I hope people quit blaming each other, or buying the excuses that mute the sound, make it cry instead of sing. I see society’s renewed interest in the angels and demons. The shapeshifter stories, the fascination with vampires. These legends always resurge when the evil few are creating another collapse. Its a cycle, it is history repeating as so many fiddle with the entertainment and forget that legends are merely written for the morals of their stories. Or written as distorted histories of what hasn’t worked so far.
I sit here in my elderly body, amused by the fact that by the mere living of the human existence, I have let this machine turn to mush, when inside, I am still a sleek, strong animal. Why did I let that happen? The food, the cigarettes, the television, the social requirements. I can still feel what its like to ruffle my feathers against the rain, remember how to breathe underwater, and stretch out and pound my hooves in the sheer joy of speed. I remember too, how to dance, hold a baby, make exquisite love. Not that I do any of that anymore. I am still, however a wild thing at 80. I hear us all in the one. I belong to this Earth.
I lied about the different species, you know. There really are only humans. This is just another legend of my own making.
But some of us humans are wild things, and the sounds of the Earth are real. As is the damage done it, and the fight to save us all.
If you listened, you would get it.
25 comments
Skip to comment form
Author
(will be gone from 10-3 edt on a field trip with my son… back later to essay sit 🙂
Love to you all, hope you enjoyed my strange fiction by strange me!!!!
have you seen august rush?
“The heartbeat of the Earth”. One of the best “descriptions” of “reality” I’ve ever heard.
A Conversation with Myself
I spent a week alone by a small isolated lake. There was a dead tree that had fallen into the water a long time before, it’s trunk now bleached and dried to driftwood and a perfect perch to sit on to watch the water. Wild thing that I also am, I sat there forever, until I couldn’t be absolutely sure if I was the water, the tree, or me.
That was the first time I actually felt it: the pulse of the earth beating slowly, deeply, radiating upward through the dead tree trunk that wasn’t dead at all.
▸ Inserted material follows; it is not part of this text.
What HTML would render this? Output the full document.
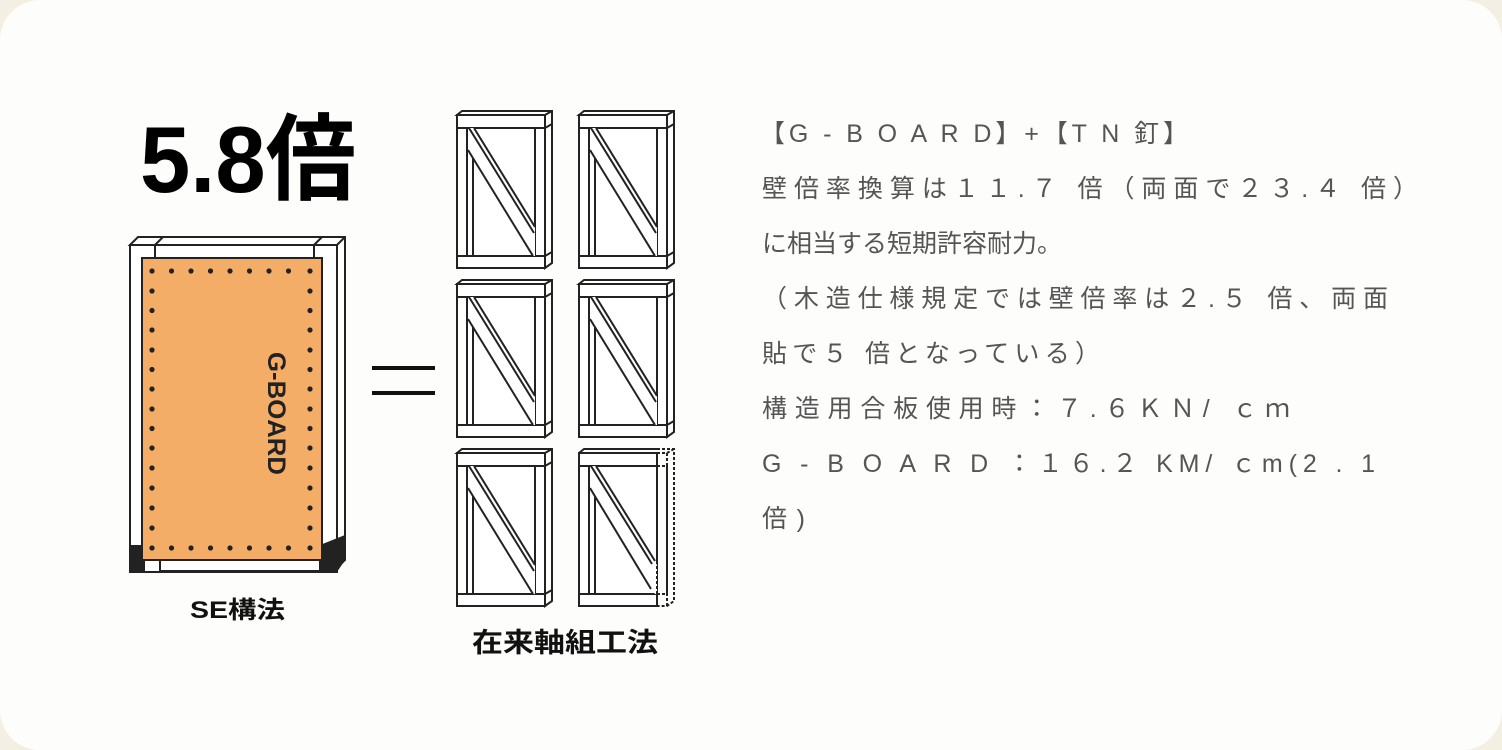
<!DOCTYPE html>
<html><head><meta charset="utf-8"><style>
html,body{margin:0;padding:0;background:#f3efe3;}
svg{display:block}
</style></head><body>
<svg width="1502" height="750" viewBox="0 0 1502 750" xmlns="http://www.w3.org/2000/svg">
<rect x="0" y="0" width="1502" height="750" rx="40" fill="#fdfdfb"/>
<defs>
<g id="fr" fill="#fff" stroke="#222" stroke-width="2">
  <path d="M0,4 L5,0 L95,0 L95,152 L88,157 L88,4 Z"/>
  <rect x="0" y="4" width="88" height="153"/>
  <path d="M88,4 L95,0" fill="none"/>
  <rect x="0" y="4" width="88" height="13"/>
  <rect x="0" y="145" width="88" height="12"/>
  <rect x="0" y="17" width="10" height="128"/>
  <line x1="16" y1="17" x2="16" y2="145"/>
  <rect x="78" y="17" width="10" height="128"/>
  <line x1="88" y1="17" x2="95" y2="13"/>
  <line x1="88" y1="145" x2="95" y2="141"/>
  <polygon points="12,17 18,17 78,116 78,145 76,145 11,39" fill="#fff" stroke="none"/>
  <line x1="12" y1="17" x2="77" y2="122"/>
  <line x1="17" y1="17" x2="78" y2="116"/>
  <line x1="11" y1="39" x2="76" y2="145"/>
  <line x1="16" y1="50" x2="16" y2="145"/>
</g>
<g id="fr2" fill="#fff" stroke="#222" stroke-width="2">
  <rect x="0" y="4" width="78" height="153"/>
  <path d="M0,4 L5,0 L78,0" fill="none"/>
  <rect x="0" y="4" width="78" height="13"/>
  <rect x="0" y="145" width="78" height="12"/>
  <rect x="0" y="17" width="10" height="128"/>
  <line x1="16" y1="17" x2="16" y2="145"/>
  <polygon points="12,17 18,17 78,116 78,145 76,145 11,39" fill="#fff" stroke="none"/>
  <line x1="12" y1="17" x2="73" y2="115"/>
  <line x1="17" y1="17" x2="76" y2="112"/>
  <line x1="11" y1="39" x2="72" y2="140"/>
  <line x1="16" y1="50" x2="16" y2="145"/>
  <g stroke-dasharray="3,2" fill="none">
    <path d="M78,0 L95,0 L95,152 L88,157 L78,157"/>
    <path d="M78,4 L88,4 L95,0"/>
    <path d="M78,17 L88,17 L88,145 L78,145"/>
    <line x1="78" y1="17" x2="78" y2="145"/>
    <line x1="88" y1="4" x2="88" y2="157"/>
  </g>
</g>
</defs>

<!-- SE frame -->
<g stroke="#222" stroke-width="2" fill="#fff">
  <path d="M130,245 L138,237 L345,237 L345,560 L337,568 L337,245 Z"/>
  <rect x="130" y="245" width="207" height="327"/>
  <path d="M130,245 L337,245 L345,237" fill="none"/>
  <line x1="155" y1="245" x2="163" y2="237"/>
  <line x1="314" y1="245" x2="322" y2="237"/>
  <line x1="155" y1="245" x2="155" y2="258"/>
  <line x1="314" y1="245" x2="314" y2="258"/>
</g>
<rect x="130" y="545" width="15" height="27" fill="#222"/>
<polygon points="320,545 345,535 345,560 337,572 320,572" fill="#222"/>
<rect x="160" y="560" width="160" height="11" fill="#fff" stroke="#222" stroke-width="2"/>
<rect x="142" y="258" width="180" height="302" fill="#f4ad67" stroke="#222" stroke-width="2"/>
<g fill="#222">
<circle cx="152" cy="271" r="2.6"/><circle cx="171.5" cy="271" r="2.6"/><circle cx="191" cy="271" r="2.6"/><circle cx="210.5" cy="271" r="2.6"/><circle cx="230" cy="271" r="2.6"/><circle cx="249.5" cy="271" r="2.6"/><circle cx="269" cy="271" r="2.6"/><circle cx="288.5" cy="271" r="2.6"/><circle cx="310" cy="271" r="2.6"/>
<circle cx="152" cy="548" r="2.6"/><circle cx="171.5" cy="548" r="2.6"/><circle cx="191" cy="548" r="2.6"/><circle cx="210.5" cy="548" r="2.6"/><circle cx="230" cy="548" r="2.6"/><circle cx="249.5" cy="548" r="2.6"/><circle cx="269" cy="548" r="2.6"/><circle cx="288.5" cy="548" r="2.6"/><circle cx="310" cy="548" r="2.6"/>
<circle cx="152" cy="291" r="2.6"/><circle cx="152" cy="310.5" r="2.6"/><circle cx="152" cy="330" r="2.6"/><circle cx="152" cy="350" r="2.6"/><circle cx="152" cy="369.5" r="2.6"/><circle cx="152" cy="389" r="2.6"/><circle cx="152" cy="409" r="2.6"/><circle cx="152" cy="428.5" r="2.6"/><circle cx="152" cy="448" r="2.6"/><circle cx="152" cy="468" r="2.6"/><circle cx="152" cy="488" r="2.6"/><circle cx="152" cy="508" r="2.6"/><circle cx="152" cy="528" r="2.6"/>
<circle cx="310" cy="291" r="2.6"/><circle cx="310" cy="310.5" r="2.6"/><circle cx="310" cy="330" r="2.6"/><circle cx="310" cy="350" r="2.6"/><circle cx="310" cy="369.5" r="2.6"/><circle cx="310" cy="389" r="2.6"/><circle cx="310" cy="409" r="2.6"/><circle cx="310" cy="428.5" r="2.6"/><circle cx="310" cy="448" r="2.6"/><circle cx="310" cy="468" r="2.6"/><circle cx="310" cy="488" r="2.6"/><circle cx="310" cy="508" r="2.6"/><circle cx="310" cy="528" r="2.6"/>
</g>
<text transform="translate(268,352) rotate(90)" font-family="Liberation Sans, sans-serif" font-weight="bold" font-size="25" fill="#222" textLength="123" lengthAdjust="spacingAndGlyphs">G-BOARD</text>

<text x="140" y="192" font-family="'Liberation Sans','Noto Sans CJK JP',sans-serif" font-weight="bold" font-size="94" fill="#000" textLength="216" lengthAdjust="spacingAndGlyphs">5.8倍</text>
<text x="190" y="618" font-family="'Liberation Sans','Noto Sans CJK JP',sans-serif" font-weight="bold" font-size="24" fill="#111" textLength="95" lengthAdjust="spacingAndGlyphs">SE構法</text>

<rect x="372" y="366" width="63" height="4" fill="#111"/>
<rect x="372" y="391" width="63" height="4" fill="#111"/>

<use href="#fr" x="457" y="111"/>
<use href="#fr" x="579" y="111"/>
<use href="#fr" x="457" y="280"/>
<use href="#fr" x="579" y="280"/>
<use href="#fr" x="457" y="449"/>
<use href="#fr2" x="579" y="449"/>
<text x="472" y="652" font-family="'Liberation Sans','Noto Sans CJK JP',sans-serif" font-weight="bold" font-size="27" fill="#111" textLength="186" lengthAdjust="spacingAndGlyphs">在来軸組工法</text>

<g font-family="'Liberation Sans','Noto Sans CJK JP',sans-serif" font-size="25" fill="#555" lengthAdjust="spacingAndGlyphs">
<text x="760" y="142" textLength="428">【G - B O A R D】+【T N  釘】</text>
<text x="762" y="197" textLength="656">壁倍率換算は１１.７ 倍（両面で２３.４ 倍）</text>
<text x="762" y="252">に相当する短期許容耐力。</text>
<text x="762" y="307" textLength="626">（木造仕様規定では壁倍率は２.５ 倍、両面</text>
<text x="762" y="362" textLength="338">貼で５ 倍となっている）</text>
<text x="762" y="417" textLength="528">構造用合板使用時：７.６ＫＮ/ ｃｍ</text>
<text x="762" y="472" textLength="613">G - B O A R D ：１６.２ KM/ ｃm(2 . 1</text>
<text x="762" y="527" textLength="43">倍)</text>
</g>
</svg>
</body></html>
My own pulse slowed, until the two beats were one, and finally, I understood at least the beginning of the meaning of what “oneness”. There’s been no turning back since that day.
This very beautiful piece of writing you’ve done says it all: there is so much more to this life than what lies on it’s surface. There are more layers to who we are than can be imagined, beneath all of the static and noise.
Thank you for this essay…
this is stunning, beautiful. I want more. Forget “brevity”. More. (Please?) 😉
From the dance between first and third person narrative to the culmination of the point of the topic (the oneness of life) and the oneness of narrators being, of course, one and the same thing – a discourse on the One.
Utterly delightful.
Be well.
mostly because I loved this story. I usually only read blogs.
I want to ask something, why didn’t she stay with the guy in the 2nd story? There was obviously something there.
I loved the canoe story too. I’d like to read the little stories as much as the bigger one.
I think I’m a wild thing too.
deep, thoughtful, extraordinary.? satisfying, soulful, pinpointed, nailed with perfection? joyous, fun? finding the words to describe this will take more than one read, Diane. thank you very, very much. will read again in the early morning, with the wind and the birdsong and the first cup of joe.